Not the kind that leaves visible scars, but the kind that rewires the soul. Responsibility settled on his shoulders early, and he learned to carry it without complaint. To him, leadership is not glory — it is burden.
Order keeps people safe.
Restraint prevents disaster.
Desire, unchecked, destroys everything.
And then the bond awakens.
The Weight of Leadership
Kael’s understanding of strength is rooted in containment. He does not allow himself indulgence. He does not trust impulse. Every decision is filtered through one question:
Does this protect the pack?
Desire complicates that equation.
Wanting Elara is not just personal — it is political, emotional, destabilizing. It threatens to blur boundaries he believes must remain intact for everyone’s safety.

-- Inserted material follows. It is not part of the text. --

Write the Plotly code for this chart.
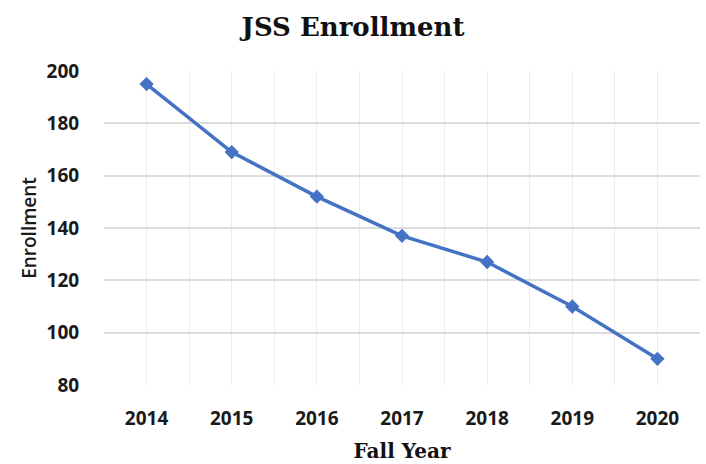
import plotly.graph_objects as go

years = ["2014", "2015", "2016", "2017", "2018", "2019", "2020"]
enrollment = [195, 169, 152, 137, 127, 110, 90]
y_ticks = [80, 100, 120, 140, 160, 180, 200]

xpos = list(range(len(years)))

fig = go.Figure()
fig.add_trace(go.Scatter(
    x=xpos, y=enrollment, mode="lines+markers",
    line=dict(color="#4472C4", width=3.5),
    marker=dict(symbol="diamond", size=11, color="#4472C4"),
    showlegend=False,
))

fig.update_layout(
    width=706, height=464,
    margin=dict(l=104, r=6, t=71, b=79),
    paper_bgcolor="white", plot_bgcolor="white",
    title=dict(text="<b>JSS Enrollment</b>", x=0.5, xanchor="center",
               y=1 - 27/464, yanchor="middle",
               font=dict(family="DejaVu Serif, serif", size=26, color="#111")),
)

fig.update_xaxes(
    automargin=False,
    range=[-0.5, len(years) - 0.5],
    tickmode="array", tickvals=xpos, ticktext=["<b>%s</b>" % y for y in years],
    tickfont=dict(family="Open Sans, Liberation Sans, sans-serif", size=19, color="#1a1a1a"),
    ticks="outside", ticklen=16, tickcolor="rgba(0,0,0,0)",
    showgrid=True, gridcolor="#ececec", gridwidth=1,
    minor=dict(tickmode="array",
               tickvals=[-0.5] + [i + 0.5 for i in xpos],
               showgrid=True, gridcolor="#ececec", gridwidth=1),
    showline=False, zeroline=False,
    title=dict(text="<b>Fall Year</b>", standoff=14,
               font=dict(family="DejaVu Serif, serif", size=20, color="#111")),
)

fig.update_yaxes(
    automargin=False,
    range=[80, 200],
    tickmode="array", tickvals=y_ticks, ticktext=["<b>%d</b>" % v for v in y_ticks],
    tickfont=dict(family="Open Sans, Liberation Sans, sans-serif", size=19, color="#1a1a1a"),
    ticks="outside", ticklen=20, tickcolor="rgba(0,0,0,0)",
    showgrid=True, gridcolor="#dcdcdc", gridwidth=1.5,
    showline=False, zeroline=False,
    title=dict(text="Enrollment", standoff=4,
               font=dict(family="Open Sans, Liberation Sans, sans-serif", size=19,
                         color="#1a1a1a", weight=600)),
)

fig.write_html("out.html", config={"displayModeBar": False},
               post_script="document.body.style.margin='0';")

His wolf knows the truth immediately.
His human mind refuses it.
This fracture creates Kael’s central dilemma:
Can a leader want something deeply — and still be worthy of trust?
Desire as Risk
In many stories, desire is portrayed as something that strengthens the hero. In Moon Bound, desire is dangerous because it makes Kael human.
It introduces uncertainty.
It challenges hierarchy.
It demands vulnerability.
Kael fears that wanting Elara will compromise his judgment — that it will make him choose with his heart instead of his duty.
What he must learn is that leadership without heart becomes tyranny of another kind.
The Integration of Wolf and Man
Kael’s arc is not about choosing desire over duty, or duty over desire.
It is about integration.
His wolf does not weaken him — it anchors him.
His desire does not destabilize him — it humanizes him.
True leadership, Moon Bound suggests, does not come from denial. It comes from the ability to hold longing without being ruled by it.
Why Kael Resonates
Readers are drawn to Kael because he embodies restraint with depth. He does not dominate. He waits. He watches. He chooses carefully.
His strength lies not in what he takes, but in what he refuses to claim without consent.
And when he finally allows himself to want — not as a right, but as a risk — that choice becomes an act of profound courage.